The jobs market is being boosted by the falling dollar and the housing boom.
The number of job advertisements on the internet and in newspapers jumped 3.9 per cent in September, building on the 1.3 per cent gain made in August, seasonally adjusted, figures from ANZ show.
Job ads in the 12 months to September were up 12.8 per cent.
ANZ chief economist Warren Hogan said while many non mining companies are reluctant to hire, demand for labour in a range of service industries has strengthened.
“Activity in these industries has been supported by the sharp depreciation of the Australian dollar, which has redirected spending back towards the domestic economy, and by low interest rates, particularly through robust housing market activity and its flow on effects,” he said.

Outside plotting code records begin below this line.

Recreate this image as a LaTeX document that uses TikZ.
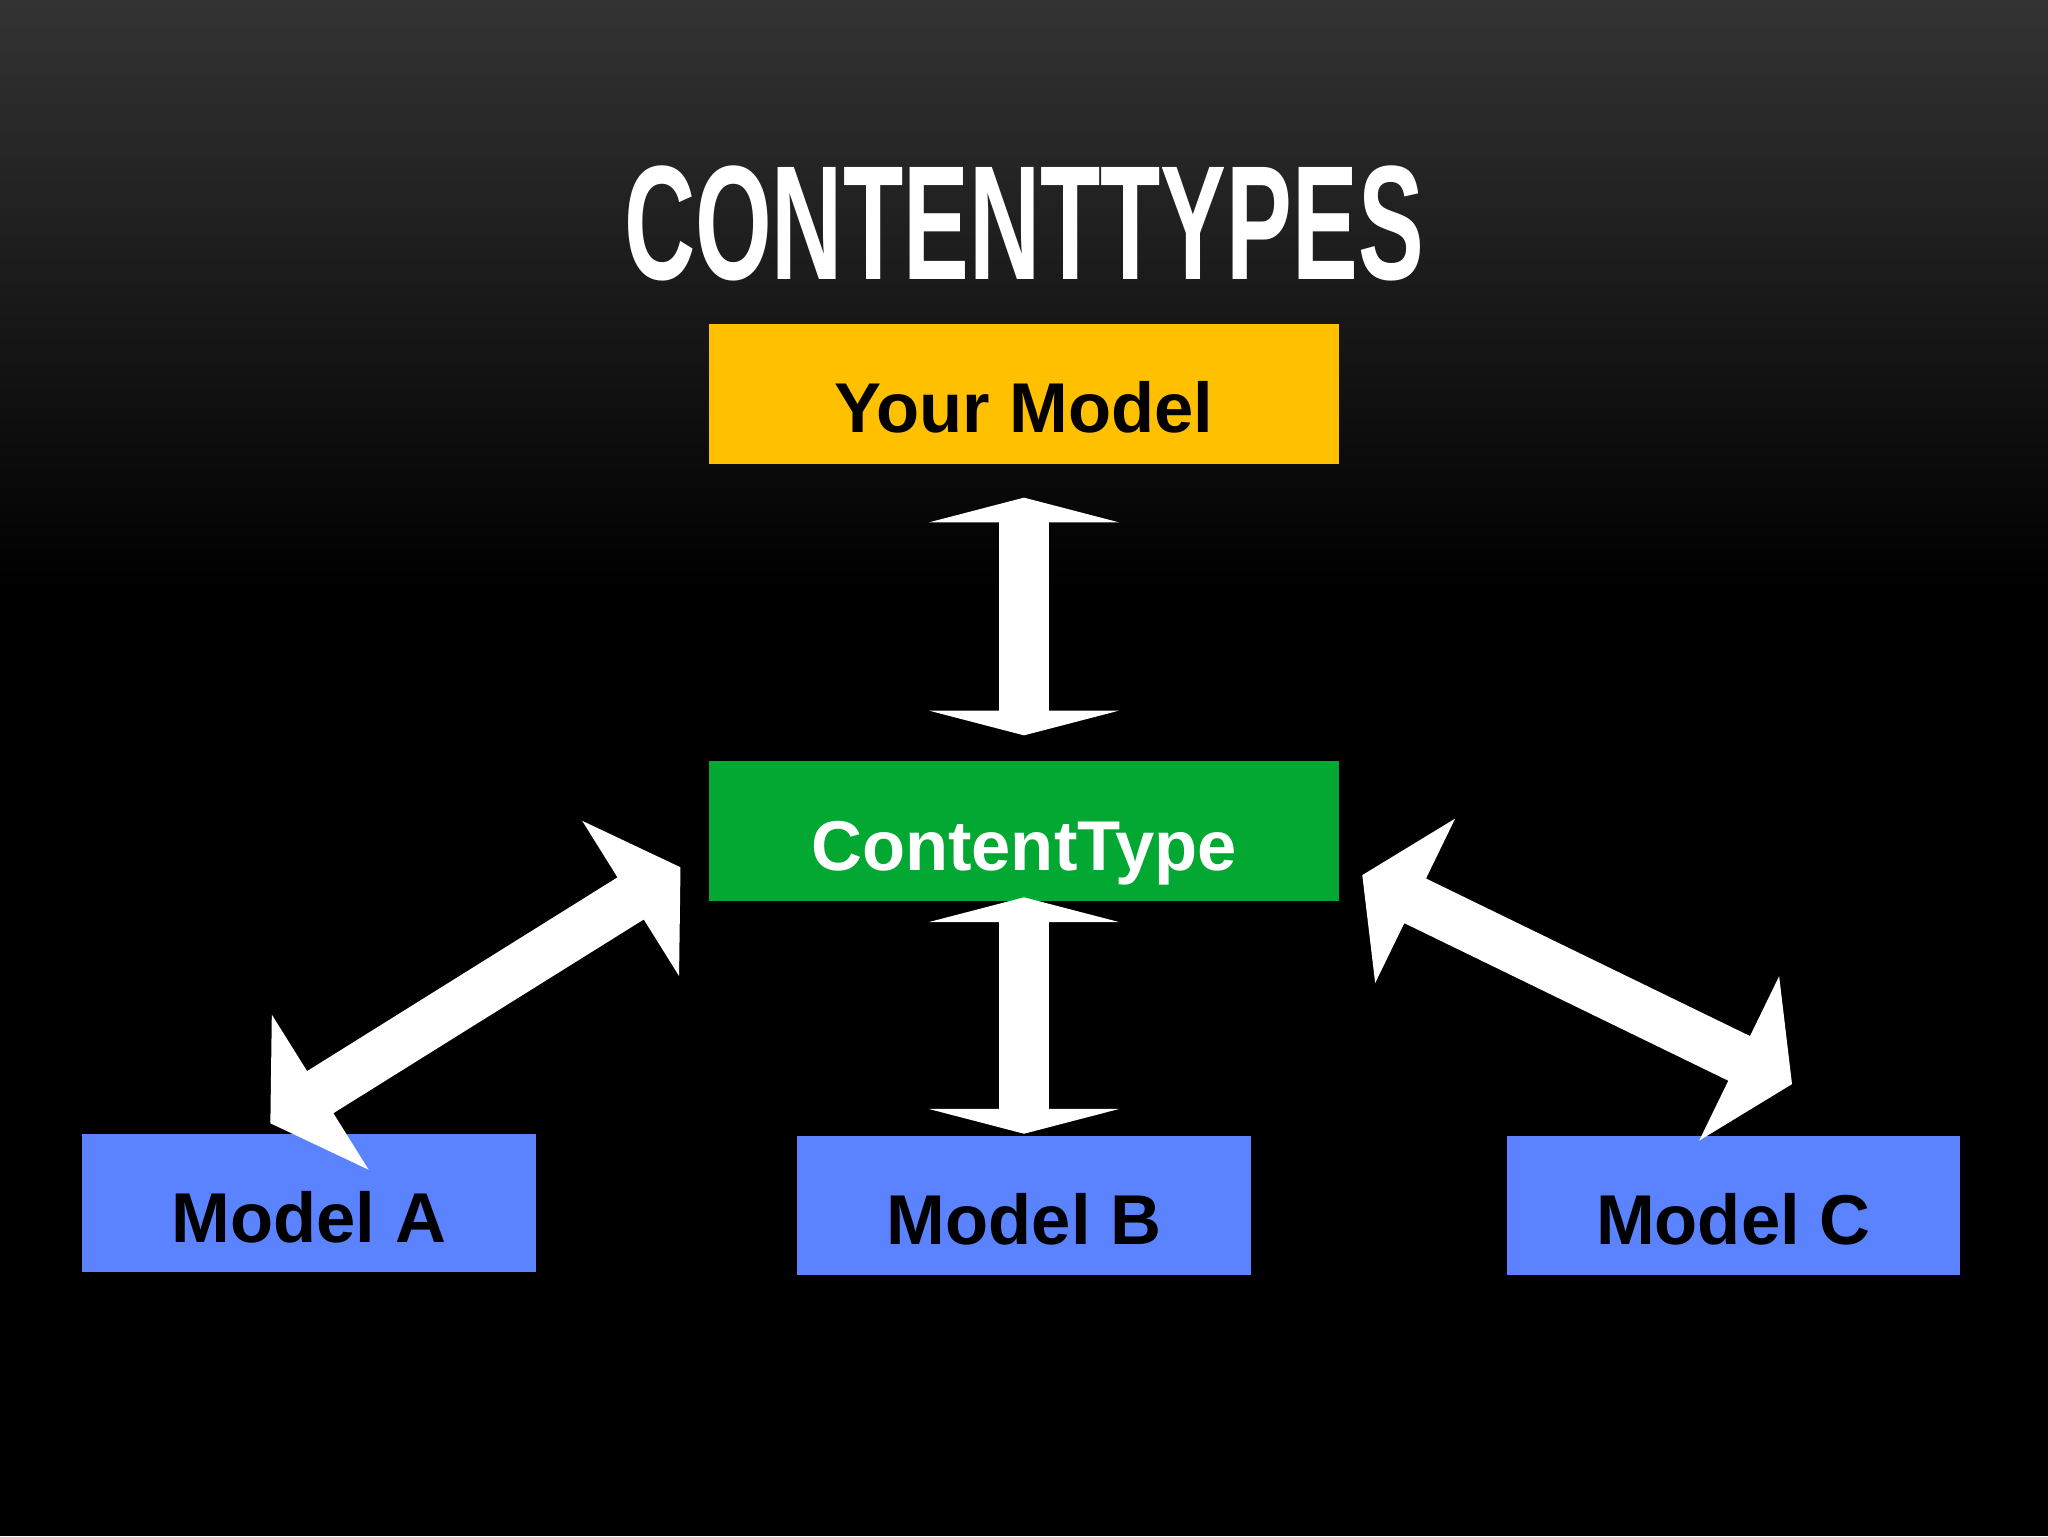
\documentclass[tikz,border=0pt]{standalone}
\usepackage{fontspec}
\setmainfont{Liberation Sans}
\usetikzlibrary{calc}
\definecolor{ymod}{HTML}{FFC000}
\definecolor{gct}{HTML}{02A832}
\definecolor{bmod}{HTML}{5B82FF}
\tikzset{
  box/.style={draw=none,minimum width=482pt,minimum height=107pt,inner sep=0pt,text height=60pt,text depth=0pt,font=\bfseries\fontsize{54}{60}\selectfont},
  mbox/.style={box,fill=bmod,minimum width=347pt,minimum height=106pt,text=black},
  dbl/.style={fill=white,draw=none}
}
% double arrow: #1 start, #2 end, shaft half width #3, head half width #4, head length #5
\newcommand{\dblarr}[5]{%
  \fill[dbl]
   (#1)
   -- ($($(#1)!#5!(#2)$)!#4!90:(#2)$)
   -- ($($(#1)!#5!(#2)$)!#3!90:(#2)$)
   -- ($($(#2)!#5!(#1)$)!#3!-90:(#1)$)
   -- ($($(#2)!#5!(#1)$)!#4!-90:(#1)$)
   -- (#2)
   -- ($($(#2)!#5!(#1)$)!#4!90:(#1)$)
   -- ($($(#2)!#5!(#1)$)!#3!90:(#1)$)
   -- ($($(#1)!#5!(#2)$)!#3!-90:(#2)$)
   -- ($($(#1)!#5!(#2)$)!#4!-90:(#2)$)
   -- cycle;}
\begin{document}
\begin{tikzpicture}[x=1pt,y=-1pt]
\useasboundingbox (0,0) rectangle (1568,1176);
\fill[black] (0,0) rectangle (1568,1176);
\shade[top color=black!80,bottom color=black] (0,0) rectangle (1568,450);
\node[text=white] (title) at (784,171) {\resizebox{612pt}{87pt}{\bfseries CONTENTTYPES}};
\node[box,fill=ymod,text=black] (your) at (784,301.5) {Your Model};
\node[box,fill=gct,text=white] (ct) at (784,636.5) {ContentType};
\node[mbox] (ma) at (236.5,921) {Model A};
\node[mbox] (mb) at (784,923) {Model B};
\node[mbox] (mc) at (1327,923) {Model C};
\coordinate (v1a) at (784,381);
\coordinate (v1b) at (784,563);
\coordinate (v2a) at (784,687);
\coordinate (v2b) at (784,868);
\coordinate (la) at (521,664);
\coordinate (lb) at (207,860);
\coordinate (ra) at (1043,670);
\coordinate (rb) at (1372,830);
\dblarr{v1a}{v1b}{19pt}{73pt}{19pt}
\dblarr{v2a}{v2b}{19pt}{73pt}{19pt}
\dblarr{la}{lb}{19pt}{70pt}{45pt}
\dblarr{ra}{rb}{19pt}{70pt}{45pt}
\end{tikzpicture}
\end{document}
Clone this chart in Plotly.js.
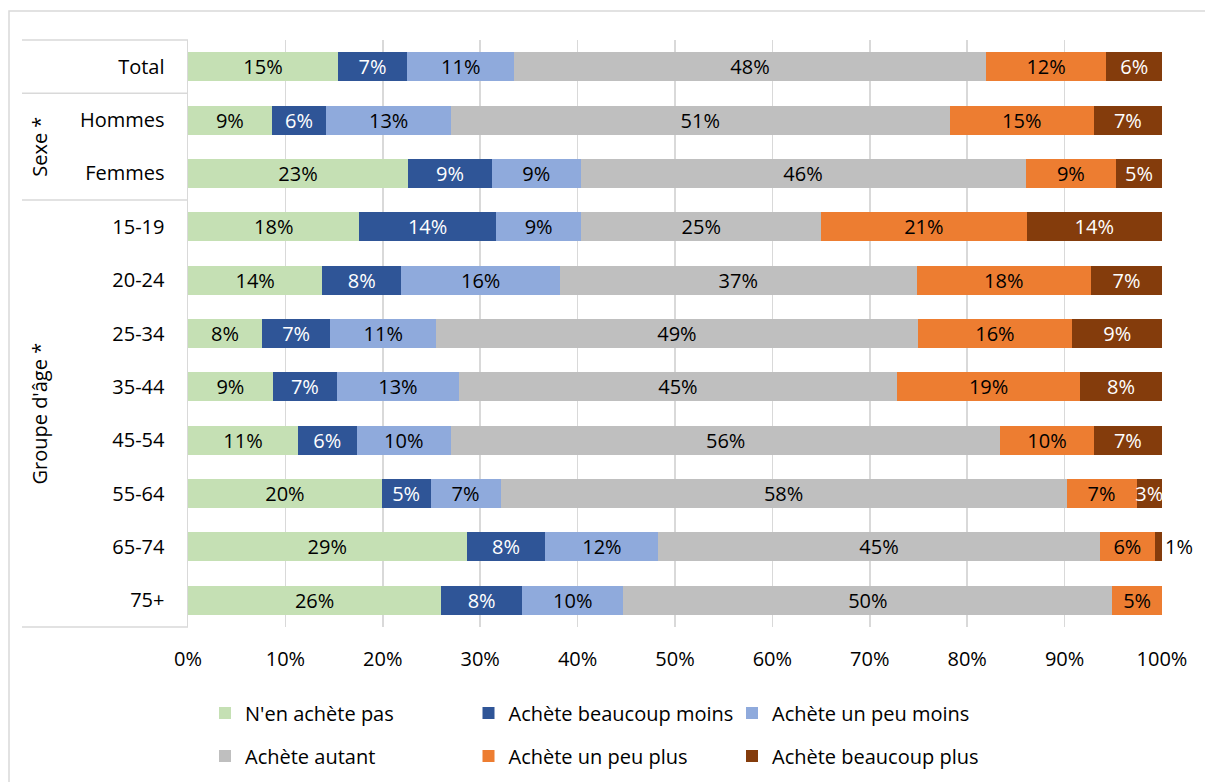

“Hiring in the services sector also looks to have displayed some catch up over the past year or so following unusually weak outcomes.”
The strength of the services sector was backed up by other data out on Monday which showed that services sector is enjoying its longest period of expansion in seven years.
The Australian Industry Group’s Performance of Services Index (PSI) fell 3.4 points to 52.3 points in September, but still managed to stay above 50, showing that activity is rising at a slower pace.
Ai Group chief executive Innes Willox said local tourism, retail and consumer services are benefiting from the lower exchange rate.
“Still-buoyant housing market activity is clearly a factor in the growth of some sub-sectors and there is some early evidence that changes in the political environment may have supported consumer confidence and sales,” he said.
ANZ’s Mr Hogan expects activity in the non mining parts of the economy to remain solid in the coming month but expects it to fade heading into 2016.
“For this reason, we expect employment growth to remain reasonably healthy over the remainder of 2015 but to then soften next year,” he said.
“This is likely to prompt the Reserve Bank to provide a little more monetary policy support to prevent the unemployment rate from rising further.”
Almost two weeks ago, ANZ was the first of the major banks to forecast an interest rate cut by the RBA, saying the boost to the domestic economy from housing construction and the lower Australian dollar will wane.
ANZ is predicting a quarter of a percentage point cut in February and another in May, which would take the cash rate down to 1.5 per cent.